The Candy Man Can

Winter 2025

Garett Clark
Garrett Clark

How much energy goes into making a skittle?

That’s one question occupying the mind of Garrett Clark ’07. As a Chicago-based senior R&D engineer with Mars Wrigley, the chemical and biomolecular engineering graduate is using his talents to make the world taste good.

Which brings us back to those Skittles. As the world’s leading manufacturer of chocolate, chewing gum, mints, and fruity confections, Mars has pledged to cut greenhouse gas emissions by 50% by 2030, and every process is up for reinvention.

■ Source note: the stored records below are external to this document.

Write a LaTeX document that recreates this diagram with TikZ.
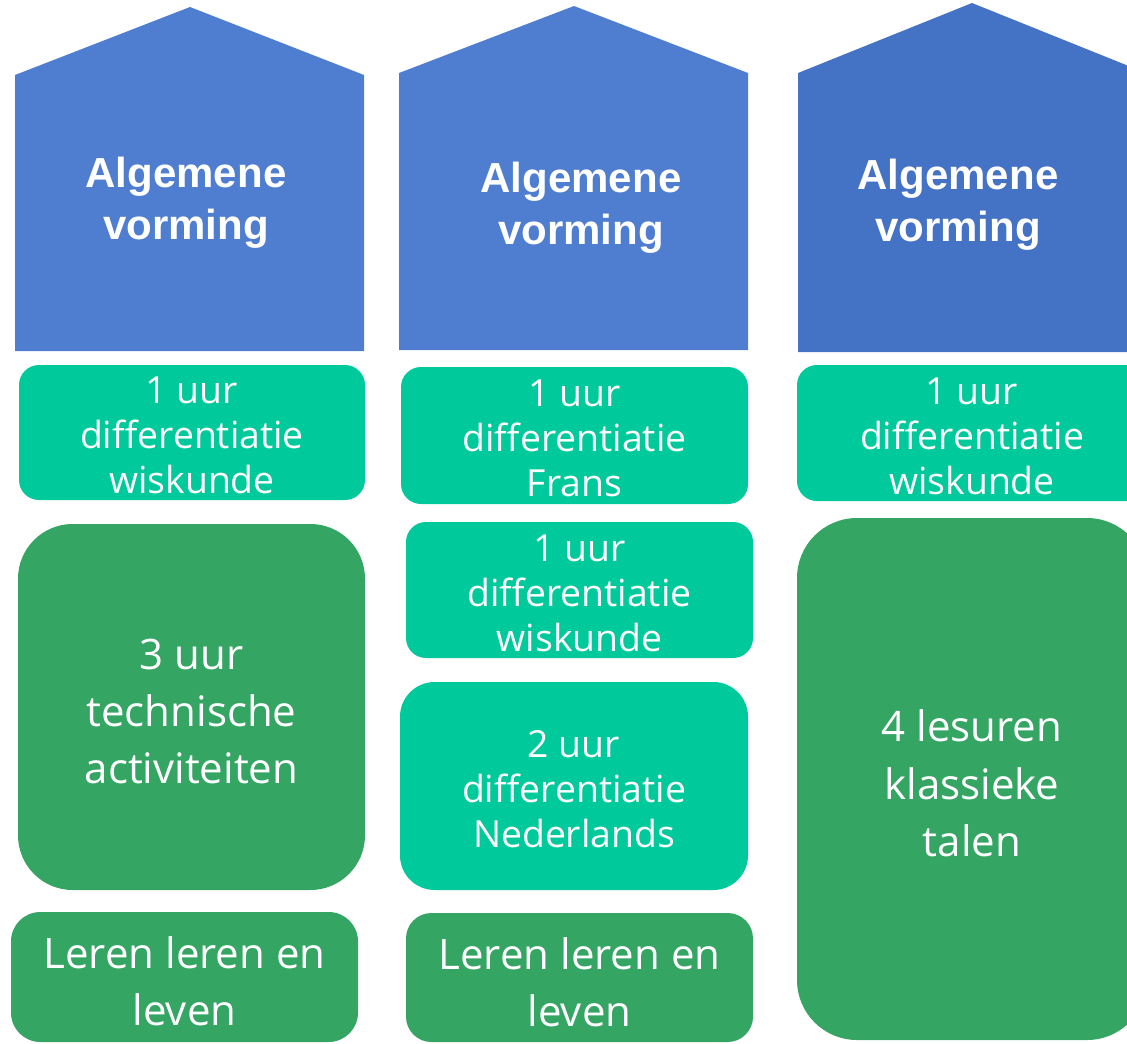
\documentclass[tikz,border=0pt]{standalone}
\usepackage{fontspec}
\setmainfont{Open Sans}
\newfontfamily\headfont{Liberation Sans}
\definecolor{huisblauw}{HTML}{4F7ED0}
\definecolor{huisdonker}{HTML}{4472C4}
\definecolor{diffgroen}{HTML}{00C99B}
\definecolor{vakgroen}{HTML}{34A562}

\begin{document}
\begin{tikzpicture}[x=0.75pt,y=-0.75pt,
  kop/.style={text=white,align=center,font=\headfont\bfseries\fontsize{31.5}{39}\selectfont},
  diff/.style={fill=diffgroen,inner sep=0pt,rounded corners=15pt},
  vak/.style={fill=vakgroen,inner sep=0pt},
  difftekst/.style={text=white,align=center,yshift=-2.4pt,font=\fontsize{28}{33.75}\selectfont},
  vaktekst/.style={text=white,align=center,yshift=-3.4pt,font=\fontsize{31.5}{43}\selectfont}]
\useasboundingbox (0,0) rectangle (1127,1043);
\clip (0,0) rectangle (1127,1043);
\fill[huisblauw] (15,351) -- (15,75) -- (190,7) -- (364,75) -- (364,351) -- cycle;
\fill[huisblauw] (399,350) -- (399,73) -- (574,6) -- (748,73) -- (748,350) -- cycle;
\fill[huisdonker] (798,352) -- (798,73) -- (972,3) -- (1146,73) -- (1146,352) -- cycle;
\node[kop] (h1) at (186,203) {Algemene\\vorming};
\node[kop] (h2) at (581,208) {Algemene\\vorming};
\node[kop] (h3) at (958,205) {Algemene\\vorming};
\node[diff,minimum width=259.5pt,minimum height=101.25pt] (a1) at (192,432.5) {};
\node[vak,minimum width=260.25pt,minimum height=274.5pt,rounded corners=41pt] (b1) at (191.5,707) {};
\node[vak,minimum width=260.25pt,minimum height=97.5pt,rounded corners=22pt] (c1) at (184.5,977) {};
\node[diff,minimum width=260.25pt,minimum height=102.75pt] (a2) at (574.5,435.5) {};
\node[diff,minimum width=260.25pt,minimum height=102pt] (b2) at (579.5,590) {};
\node[diff,minimum width=261pt,minimum height=156pt,rounded corners=26pt] (c2) at (574,786) {};
\node[vak,minimum width=260.25pt,minimum height=96.75pt,rounded corners=19pt] (d2) at (579.5,977.5) {};
\node[diff,minimum width=262.5pt,minimum height=102pt] (a3) at (972,433) {};
\node[vak,minimum width=262.5pt,minimum height=391.5pt,rounded corners=45pt] (b3) at (972,779) {};
\node[difftekst] (ta1) at (a1) {1 uur\\differentiatie\\wiskunde};
\node[vaktekst] (tb1) at (b1) {3 uur\\technische\\activiteiten};
\node[vaktekst] (tc1) at (c1) {Leren leren en\\leven};
\node[difftekst] (ta2) at (a2) {1 uur\\differentiatie\\Frans};
\node[difftekst] (tb2) at (b2) {1 uur\\differentiatie\\wiskunde};
\node[difftekst] (tc2) at (c2) {2 uur\\differentiatie\\Nederlands};
\node[vaktekst] (td2) at (d2) {Leren leren en\\leven};
\node[difftekst] (ta3) at (a3) {1 uur\\differentiatie\\wiskunde};
\node[vaktekst] (tb3) at (b3) {4 lesuren\\klassieke\\talen};
\end{tikzpicture}
\end{document}
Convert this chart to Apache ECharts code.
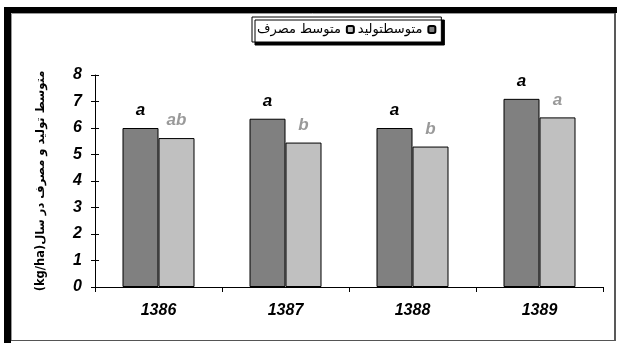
<!DOCTYPE html>
<html>
<head>
<meta charset="utf-8">
<script src="https://cdn.jsdelivr.net/npm/echarts@6/dist/echarts.min.js"></script>
<style>
  html, body { margin: 0; padding: 0; background: #fff; }
  #chart { width: 617px; height: 343px; }
</style>
</head>
<body>
<div id="chart"></div>
<script>
// Yearly averages (kg/ha)
const years = ['1386', '1387', '1388', '1389'];
const production = [6.0, 6.35, 6.0, 7.1];
const consumption = [5.62, 5.45, 5.3, 6.4];
const productionLetters = ['a', 'a', 'a', 'a'];
const consumptionLetters = ['ab', 'b', 'b', 'a'];
const yTicks = [0, 1, 2, 3, 4, 5, 6, 7, 8];

const nameProduction = 'متوسطتولید';
const nameConsumption = 'متوسط مصرف';
const yName = '(kg/ha)متوسط تولید و مصرف در سال';

const labelFont = {
  fontFamily: 'Liberation Sans, Arial, sans-serif',
  fontWeight: 'bold',
  fontStyle: 'italic',
  fontSize: 16
};

const chart = echarts.init(document.getElementById('chart'), null, { renderer: 'canvas' });

chart.setOption({
  animation: false,
  backgroundColor: '#fff',
  graphic: [
    // page frame: heavy top/left edge, thin right/bottom edge
    { type: 'rect', shape: { x: 4, y: 7, width: 613, height: 6 }, style: { fill: '#000' }, z: 100 },
    { type: 'rect', shape: { x: 4, y: 7, width: 7, height: 336 }, style: { fill: '#000' }, z: 100 },
    { type: 'line', shape: { x1: 11.5, y1: 13.5, x2: 614, y2: 13.5 }, style: { stroke: '#999', lineWidth: 1 }, z: 100 },
    { type: 'line', shape: { x1: 11.5, y1: 13.5, x2: 11.5, y2: 340 }, style: { stroke: '#999', lineWidth: 1 }, z: 100 },
    { type: 'line', shape: { x1: 615, y1: 13, x2: 615, y2: 341 }, style: { stroke: '#222', lineWidth: 1.5 }, z: 100 },
    { type: 'line', shape: { x1: 11, y1: 340.5, x2: 615, y2: 340.5 }, style: { stroke: '#555', lineWidth: 1 }, z: 100 }
  ],
  legend: {
    data: [nameConsumption, nameProduction],
    left: 252,
    top: 17,
    align: 'right',
    itemWidth: 7,
    itemHeight: 7,
    itemGap: 3,
    padding: [6, 5, 6, 5],
    backgroundColor: '#fff',
    borderColor: '#000',
    borderWidth: 1,
    shadowColor: '#000',
    shadowOffsetX: 3,
    shadowOffsetY: 3,
    shadowBlur: 0,
    textStyle: {
      fontFamily: 'DejaVu Sans',
      fontSize: 13,
      color: '#000',
      padding: [0, 1, 0, 1]
    }
  },
  grid: { left: 95, right: 14, top: 75, bottom: 56, containLabel: false },
  xAxis: {
    type: 'category',
    data: years,
    axisLine: { lineStyle: { color: '#000', width: 1 } },
    axisTick: { show: true, length: 5, lineStyle: { color: '#000' } },
    axisLabel: Object.assign({ color: '#000', margin: 16 }, labelFont)
  },
  yAxis: [
    {
      type: 'value',
      min: yTicks[0],
      max: yTicks[yTicks.length - 1],
      interval: 1,
      name: yName,
      nameLocation: 'middle',
      nameRotate: 90,
      nameGap: 48,
      nameTextStyle: {
        fontFamily: 'DejaVu Sans',
        fontWeight: 'bold',
        fontSize: 11.5,
        color: '#000'
      },
      splitLine: { show: false },
      axisLine: { show: true, lineStyle: { color: '#000', width: 1 } },
      axisTick: { show: true, length: 4, lineStyle: { color: '#000' } },
      axisLabel: Object.assign({ color: '#000', margin: 13 }, labelFont)
    },
    {
      type: 'value',
      min: yTicks[0],
      max: yTicks[yTicks.length - 1],
      interval: 1,
      position: 'left',
      splitLine: { show: false },
      axisLine: { show: false },
      axisTick: { show: true, inside: true, length: 4, lineStyle: { color: '#000' } },
      axisLabel: { show: false }
    }
  ],
  series: [
    {
      name: nameProduction,
      type: 'bar',
      data: production,
      barWidth: 36,
      barGap: '0%',
      itemStyle: { color: '#808080', borderColor: '#000', borderWidth: 1 },
      label: Object.assign({
        show: true,
        position: 'top',
        distance: 9,
        color: '#000',
        formatter: p => productionLetters[p.dataIndex]
      }, labelFont, { fontSize: 17 })
    },
    {
      name: nameConsumption,
      type: 'bar',
      data: consumption,
      barWidth: 36,
      barGap: '0%',
      itemStyle: { color: '#c0c0c0', borderColor: '#000', borderWidth: 1 },
      label: Object.assign({
        show: true,
        position: 'top',
        distance: 9,
        color: '#999',
        formatter: p => consumptionLetters[p.dataIndex]
      }, labelFont, { fontSize: 17 })
    }
  ]
});
</script>
</body>
</html>
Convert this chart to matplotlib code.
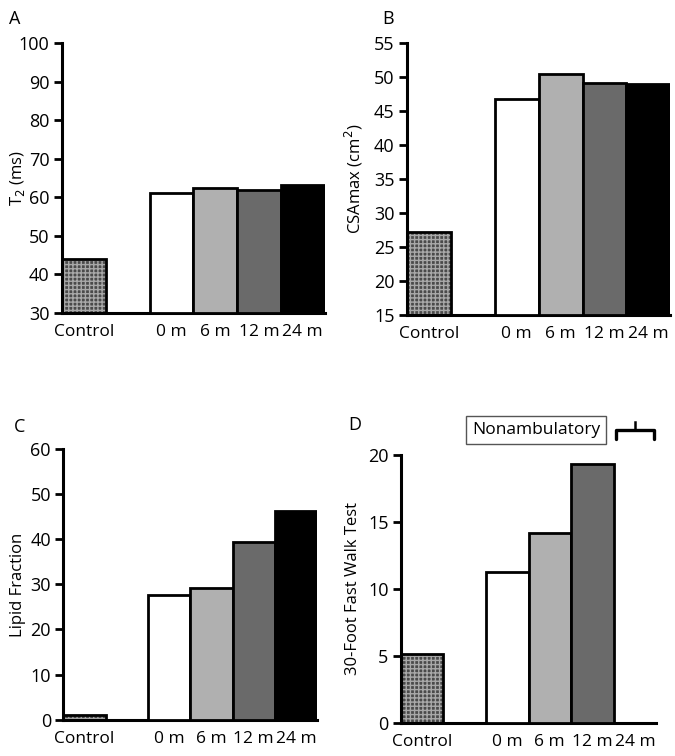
import numpy as np
import matplotlib
matplotlib.use("Agg")
import matplotlib.pyplot as plt

plt.rcParams['font.family'] = ['Open Sans', 'DejaVu Sans']

# categories (slot 1 is an empty gap between control and the patient bars)
labels = ['Control', '0 m', '6 m', '12 m', '24 m']
xpos = [0, 2, 3, 4, 5]

# values
t2 = [44.0, 61.0, 62.5, 62.0, 63.3]
csa = [27.3, 46.8, 50.4, 49.2, 49.0]
lipid = [1.0, 27.6, 29.3, 39.3, 46.2]
walk = [5.1, 11.3, 14.2, 19.3, np.nan]   # 24 m: nonambulatory

bar_cols = ['#5a5a5a', 'white', '#b0b0b0', '#6a6a6a', 'black']

fig = plt.figure(figsize=(6.75, 7.56), dpi=100)

def panel(rect, vals, ylim, yticks, ylabel, labx):
    ax = fig.add_axes(rect)
    for i, (x, v) in enumerate(zip(xpos, vals)):
        if np.isnan(v):
            continue
        base = ylim[0]
        if i == 0:
            # checkered control bar
            ax.bar(x, v - base, bottom=base, width=1.0, color='#4a4a4a',
                   hatch='++++', edgecolor='#a8a8a8', linewidth=0, zorder=2)
            ax.bar(x, v - base, bottom=base, width=1.0, fill=False,
                   edgecolor='black', linewidth=2, zorder=3)
        else:
            ax.bar(x, v - base, bottom=base, width=1.0, color=bar_cols[i],
                   edgecolor='black', linewidth=2, zorder=3)
    ax.set_xlim(-0.5, 5.5)
    ax.set_ylim(*ylim)
    ax.set_yticks(yticks)
    ax.set_xticks(xpos)
    ax.set_xticklabels(labels, fontsize=12.5)
    ax.tick_params(axis='x', length=0, pad=8)
    ax.tick_params(axis='y', labelsize=13, length=6, width=2, direction='out',
                   pad=3)
    for s in ['top', 'right']:
        ax.spines[s].set_visible(False)
    ax.spines['left'].set_linewidth(2.2)
    ax.spines['bottom'].set_linewidth(2.2)
    ax.set_ylabel(ylabel, fontsize=12)
    ax.yaxis.set_label_coords(labx, 0.5)
    return ax

axA = panel([0.092, 0.586, 0.389, 0.357], t2, (30, 100), range(30, 101, 10),
            'T$_2$ (ms)', -0.133)
axB = panel([0.603, 0.583, 0.390, 0.360], csa, (15, 55), range(15, 56, 5),
            'CSAmax (cm$^2$)', -0.16)
axC = panel([0.094, 0.048, 0.376, 0.358], lipid, (0, 60), range(0, 61, 10),
            'Lipid Fraction', -0.146)
axD = panel([0.594, 0.044, 0.378, 0.354], walk, (0, 20), range(0, 21, 5),
            '30-Foot Fast Walk Test', -0.155)

# Nonambulatory label and bracket above 24 m
axD.text(2.68, 21.9, 'Nonambulatory', fontsize=12.5, ha='center', va='center',
         bbox=dict(boxstyle='square,pad=0.35', fc='white', ec='#555555', lw=1),
         clip_on=False)
axD.plot([4.55, 4.55, 5.45, 5.45], [21.2, 21.85, 21.85, 21.2], color='black',
         lw=2.4, clip_on=False, solid_capstyle='round', solid_joinstyle='round')
axD.plot([5.0, 5.0], [21.85, 22.5], color='black', lw=1.8, clip_on=False)

for txt, x, y in [('A', 0.013, 0.975), ('B', 0.566, 0.975),
                  ('C', 0.020, 0.435), ('D', 0.516, 0.438)]:
    fig.text(x, y, txt, fontsize=13, ha='left', va='center')

fig.savefig('out.png', dpi=100)
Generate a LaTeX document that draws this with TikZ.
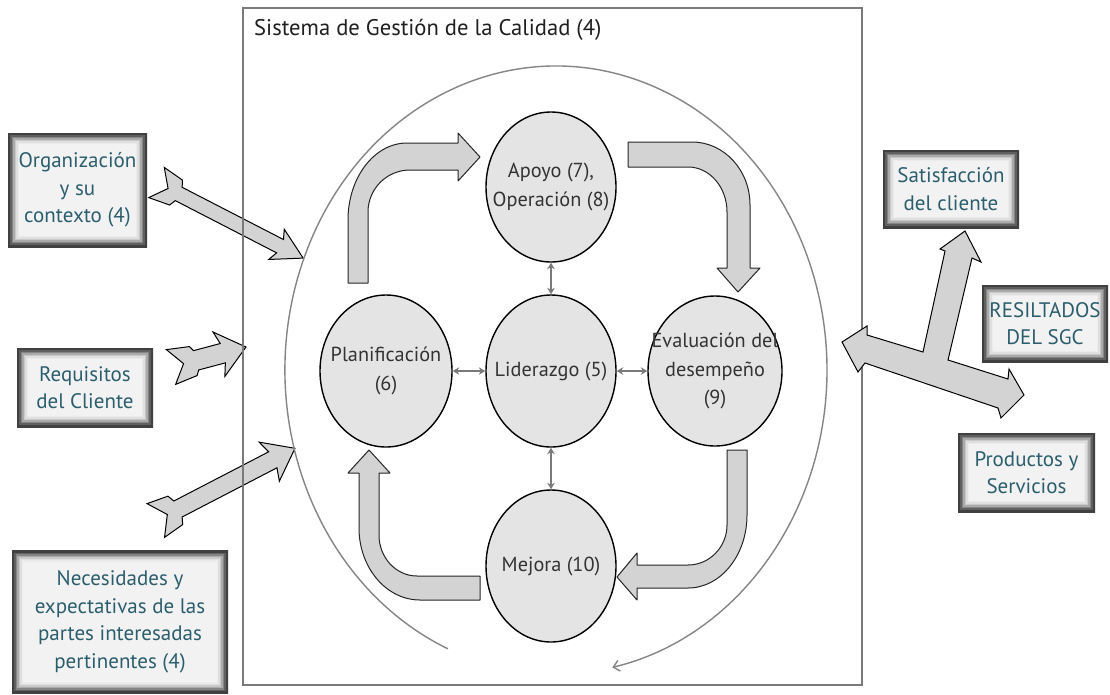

Clark is part of a team identifying how to make Mars’ iconic candies in more sustainable ways. “If we can’t change the Skittle itself, can we redesign the process of making them?” he says. “It’s a significant engineering challenge and deeply rewarding.”

His work has taken him all the way to China, where he helped add a line to manufacture sugar-free gum, and to Kenya, to construct a new candy factory. Back home in Chicago, Clark’s laboratory is the innovation center—an industrial kitchen where he and his colleagues get to play candymaker. If initial feedback is good, the prototype proceeds to the consumer center for taste testing.

“All my friends ask for an invite,” he laughs.

When a winning product is identified, the question becomes how to industrialize it. Sometimes, delivering a new treat requires designing the equipment and processes from scratch. “Candy making is really just cooking at an industrial scale,” says Clark. It makes sense, then, that his team’s motto is “scaling moments of happiness.”

The mission includes creating healthier choices for snacking that still taste indulgent and fun. Clark is part of a team behind Starburst Goodies, a plant-based gummy with 70% less sugar. The product began rolling out on shelves this past summer.

He doesn’t take his sweet job for granted.

“Never in a million years did I dream I’d be making candy for a living,” he says. “I hope this shows that engineering can be so many things. It’s not just calculus and spreadsheets; there is plenty of room for emotion, creativity, and fun.”